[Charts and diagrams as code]
________________________________________

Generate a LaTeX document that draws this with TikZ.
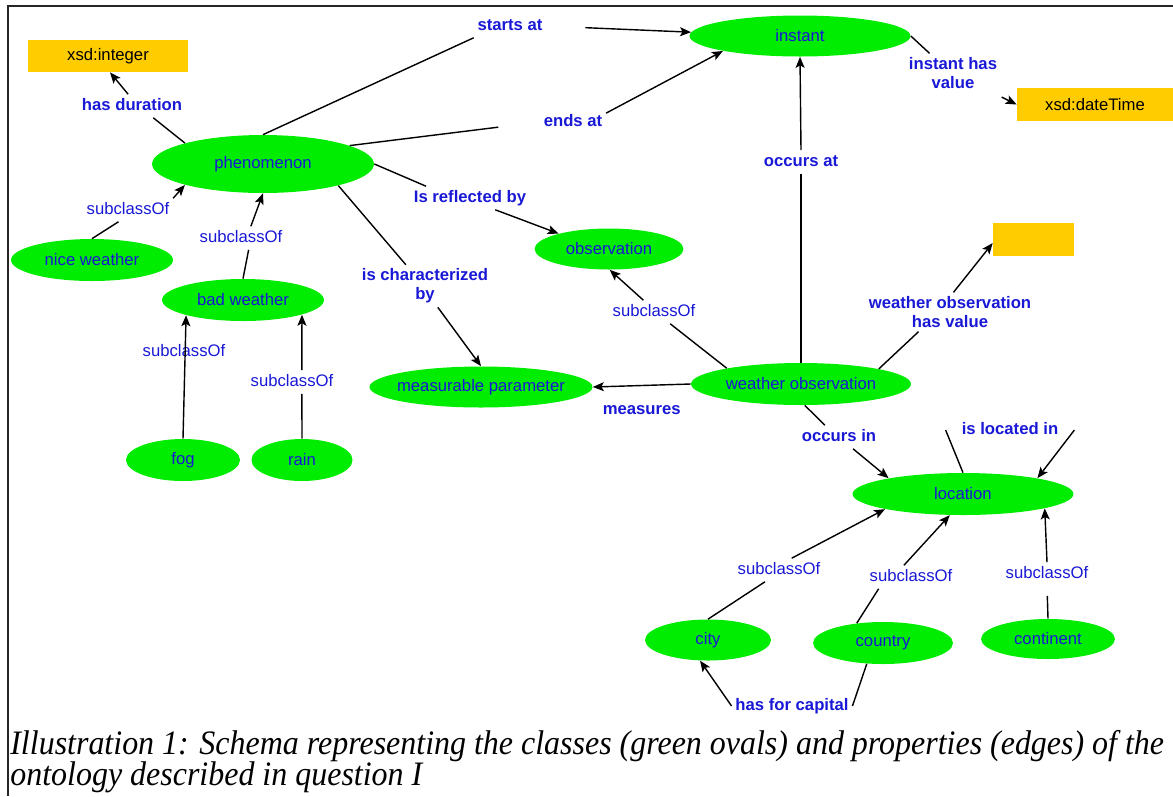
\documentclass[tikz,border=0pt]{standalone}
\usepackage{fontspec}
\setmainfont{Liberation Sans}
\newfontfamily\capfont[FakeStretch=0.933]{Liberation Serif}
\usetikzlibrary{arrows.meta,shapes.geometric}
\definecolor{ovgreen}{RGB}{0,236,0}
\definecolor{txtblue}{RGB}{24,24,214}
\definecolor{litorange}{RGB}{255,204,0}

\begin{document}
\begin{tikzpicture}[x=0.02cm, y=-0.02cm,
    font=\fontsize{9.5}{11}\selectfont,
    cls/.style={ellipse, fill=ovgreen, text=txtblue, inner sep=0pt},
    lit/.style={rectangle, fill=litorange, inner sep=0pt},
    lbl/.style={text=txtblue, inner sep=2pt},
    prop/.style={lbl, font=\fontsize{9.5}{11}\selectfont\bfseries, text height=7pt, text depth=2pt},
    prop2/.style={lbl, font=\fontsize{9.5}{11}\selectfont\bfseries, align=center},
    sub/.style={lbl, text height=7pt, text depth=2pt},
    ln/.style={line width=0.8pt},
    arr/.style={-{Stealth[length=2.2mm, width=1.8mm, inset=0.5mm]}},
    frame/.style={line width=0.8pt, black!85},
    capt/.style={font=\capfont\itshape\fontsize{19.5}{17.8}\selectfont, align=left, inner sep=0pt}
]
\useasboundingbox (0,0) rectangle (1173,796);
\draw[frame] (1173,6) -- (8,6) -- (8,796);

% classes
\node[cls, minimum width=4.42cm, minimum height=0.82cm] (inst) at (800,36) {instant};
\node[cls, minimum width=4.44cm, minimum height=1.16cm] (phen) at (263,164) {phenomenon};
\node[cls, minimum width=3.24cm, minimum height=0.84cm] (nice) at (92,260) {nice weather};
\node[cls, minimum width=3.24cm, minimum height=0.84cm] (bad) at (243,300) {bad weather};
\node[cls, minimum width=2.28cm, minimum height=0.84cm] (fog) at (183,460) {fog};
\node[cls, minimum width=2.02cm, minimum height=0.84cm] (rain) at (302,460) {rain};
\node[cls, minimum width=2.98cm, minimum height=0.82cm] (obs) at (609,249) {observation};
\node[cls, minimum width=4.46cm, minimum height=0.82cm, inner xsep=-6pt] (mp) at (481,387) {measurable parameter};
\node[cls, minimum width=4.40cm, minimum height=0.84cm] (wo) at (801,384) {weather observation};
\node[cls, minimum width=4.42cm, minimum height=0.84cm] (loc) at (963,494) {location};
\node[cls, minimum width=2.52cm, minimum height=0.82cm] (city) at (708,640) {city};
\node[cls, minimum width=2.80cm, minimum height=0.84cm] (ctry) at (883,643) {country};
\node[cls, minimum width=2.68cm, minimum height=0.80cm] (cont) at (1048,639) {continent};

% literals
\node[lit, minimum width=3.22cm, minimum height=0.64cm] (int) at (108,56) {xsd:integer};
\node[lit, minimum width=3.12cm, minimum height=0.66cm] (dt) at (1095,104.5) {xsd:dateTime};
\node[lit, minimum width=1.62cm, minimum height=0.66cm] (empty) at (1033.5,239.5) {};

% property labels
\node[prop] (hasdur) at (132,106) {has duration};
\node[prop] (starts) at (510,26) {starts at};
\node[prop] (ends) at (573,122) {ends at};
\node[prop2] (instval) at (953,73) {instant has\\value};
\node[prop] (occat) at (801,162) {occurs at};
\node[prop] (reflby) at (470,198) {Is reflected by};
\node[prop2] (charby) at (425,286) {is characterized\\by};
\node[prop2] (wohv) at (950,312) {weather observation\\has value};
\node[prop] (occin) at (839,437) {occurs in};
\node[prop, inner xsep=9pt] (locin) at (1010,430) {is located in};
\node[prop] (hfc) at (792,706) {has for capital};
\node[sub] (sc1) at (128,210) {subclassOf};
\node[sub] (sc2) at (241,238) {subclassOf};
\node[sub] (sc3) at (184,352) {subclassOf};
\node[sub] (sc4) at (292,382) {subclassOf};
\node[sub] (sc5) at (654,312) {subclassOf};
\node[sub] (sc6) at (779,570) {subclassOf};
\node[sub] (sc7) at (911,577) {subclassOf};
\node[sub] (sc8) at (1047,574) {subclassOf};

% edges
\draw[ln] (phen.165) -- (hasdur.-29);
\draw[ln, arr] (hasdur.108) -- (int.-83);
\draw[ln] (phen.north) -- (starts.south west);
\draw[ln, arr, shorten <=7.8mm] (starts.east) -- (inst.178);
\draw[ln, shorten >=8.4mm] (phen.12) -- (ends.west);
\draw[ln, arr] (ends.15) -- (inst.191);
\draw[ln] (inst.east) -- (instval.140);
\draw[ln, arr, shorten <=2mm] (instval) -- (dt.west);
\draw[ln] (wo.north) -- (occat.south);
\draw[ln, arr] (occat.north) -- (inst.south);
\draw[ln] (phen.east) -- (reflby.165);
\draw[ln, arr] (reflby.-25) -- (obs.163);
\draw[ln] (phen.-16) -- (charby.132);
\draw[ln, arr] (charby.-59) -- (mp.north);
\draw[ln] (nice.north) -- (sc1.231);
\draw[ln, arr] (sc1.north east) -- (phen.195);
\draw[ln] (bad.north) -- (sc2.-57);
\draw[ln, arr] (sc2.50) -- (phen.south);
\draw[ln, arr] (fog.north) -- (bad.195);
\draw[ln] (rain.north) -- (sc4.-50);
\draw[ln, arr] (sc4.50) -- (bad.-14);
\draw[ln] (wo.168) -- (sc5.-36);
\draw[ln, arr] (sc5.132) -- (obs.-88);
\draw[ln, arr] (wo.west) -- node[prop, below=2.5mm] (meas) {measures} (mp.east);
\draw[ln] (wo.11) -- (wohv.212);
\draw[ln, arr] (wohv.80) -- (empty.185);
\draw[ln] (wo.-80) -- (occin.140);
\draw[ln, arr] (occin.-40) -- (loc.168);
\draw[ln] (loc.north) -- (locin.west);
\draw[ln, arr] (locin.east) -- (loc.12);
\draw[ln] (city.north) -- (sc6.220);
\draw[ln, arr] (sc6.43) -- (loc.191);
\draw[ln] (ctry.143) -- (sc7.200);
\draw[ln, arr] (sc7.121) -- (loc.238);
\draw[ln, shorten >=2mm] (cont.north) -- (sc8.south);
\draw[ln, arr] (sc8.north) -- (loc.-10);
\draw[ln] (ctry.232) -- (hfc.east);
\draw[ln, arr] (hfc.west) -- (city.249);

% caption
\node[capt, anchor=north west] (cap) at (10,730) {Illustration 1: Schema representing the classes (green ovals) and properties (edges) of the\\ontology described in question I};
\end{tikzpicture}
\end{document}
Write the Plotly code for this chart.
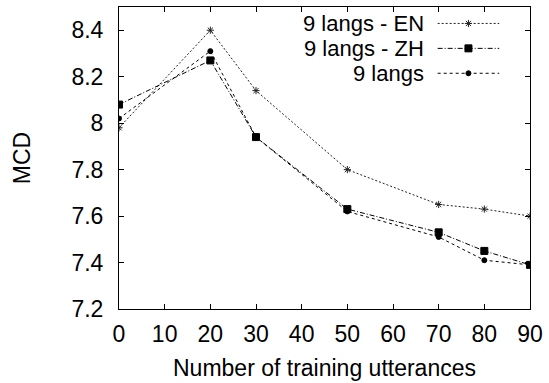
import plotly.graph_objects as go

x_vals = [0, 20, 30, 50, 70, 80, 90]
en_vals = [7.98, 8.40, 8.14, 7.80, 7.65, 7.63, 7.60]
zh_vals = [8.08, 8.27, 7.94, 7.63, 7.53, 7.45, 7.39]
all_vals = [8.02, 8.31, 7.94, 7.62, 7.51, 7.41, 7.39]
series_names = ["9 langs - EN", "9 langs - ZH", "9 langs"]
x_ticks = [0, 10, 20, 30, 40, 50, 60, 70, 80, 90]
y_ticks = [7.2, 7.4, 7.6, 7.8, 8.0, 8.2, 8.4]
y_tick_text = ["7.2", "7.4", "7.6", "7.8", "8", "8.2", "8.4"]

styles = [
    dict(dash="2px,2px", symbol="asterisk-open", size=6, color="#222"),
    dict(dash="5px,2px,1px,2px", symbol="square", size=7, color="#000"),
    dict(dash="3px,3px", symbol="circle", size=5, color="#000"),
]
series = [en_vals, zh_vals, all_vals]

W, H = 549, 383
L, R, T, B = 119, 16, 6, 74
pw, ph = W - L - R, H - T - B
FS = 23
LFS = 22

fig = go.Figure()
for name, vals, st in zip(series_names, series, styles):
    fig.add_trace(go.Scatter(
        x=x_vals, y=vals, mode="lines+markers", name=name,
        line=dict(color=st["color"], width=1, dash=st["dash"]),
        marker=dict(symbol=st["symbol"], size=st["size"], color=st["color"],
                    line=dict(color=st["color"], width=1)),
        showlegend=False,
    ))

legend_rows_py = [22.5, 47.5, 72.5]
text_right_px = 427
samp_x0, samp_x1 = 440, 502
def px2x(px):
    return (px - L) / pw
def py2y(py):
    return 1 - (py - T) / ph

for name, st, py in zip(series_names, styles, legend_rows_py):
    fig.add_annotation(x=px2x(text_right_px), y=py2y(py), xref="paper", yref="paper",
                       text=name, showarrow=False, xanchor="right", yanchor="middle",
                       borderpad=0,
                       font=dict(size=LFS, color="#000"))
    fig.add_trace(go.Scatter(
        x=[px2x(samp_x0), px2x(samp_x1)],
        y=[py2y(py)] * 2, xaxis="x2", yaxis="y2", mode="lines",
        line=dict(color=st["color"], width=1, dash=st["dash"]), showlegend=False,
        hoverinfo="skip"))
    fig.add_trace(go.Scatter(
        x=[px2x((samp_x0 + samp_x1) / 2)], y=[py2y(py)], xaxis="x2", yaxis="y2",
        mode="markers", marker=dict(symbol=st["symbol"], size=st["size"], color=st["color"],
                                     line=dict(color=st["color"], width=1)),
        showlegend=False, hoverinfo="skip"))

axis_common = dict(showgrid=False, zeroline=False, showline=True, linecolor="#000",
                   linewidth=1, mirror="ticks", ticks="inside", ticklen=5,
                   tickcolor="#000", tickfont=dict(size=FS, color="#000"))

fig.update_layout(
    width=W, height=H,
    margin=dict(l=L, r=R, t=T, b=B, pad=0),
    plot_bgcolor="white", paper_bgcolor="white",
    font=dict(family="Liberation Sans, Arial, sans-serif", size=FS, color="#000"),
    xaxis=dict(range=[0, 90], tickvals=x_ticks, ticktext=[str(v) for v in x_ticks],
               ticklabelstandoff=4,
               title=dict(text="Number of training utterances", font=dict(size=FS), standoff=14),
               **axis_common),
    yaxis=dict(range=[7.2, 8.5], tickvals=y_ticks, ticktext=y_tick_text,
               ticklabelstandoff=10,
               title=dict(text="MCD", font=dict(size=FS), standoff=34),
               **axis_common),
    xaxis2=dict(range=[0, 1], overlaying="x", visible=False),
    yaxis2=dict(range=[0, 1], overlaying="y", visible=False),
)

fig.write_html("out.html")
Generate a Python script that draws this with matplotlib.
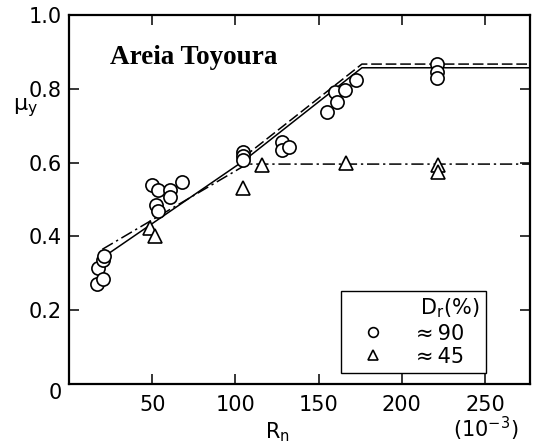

________________________________________

Each line that has the word "this" should be copied.

Task result:
Generate a LaTeX document that draws this with TikZ.
Write the Plotly code for this chart.
Generate a Python script that draws this with matplotlib.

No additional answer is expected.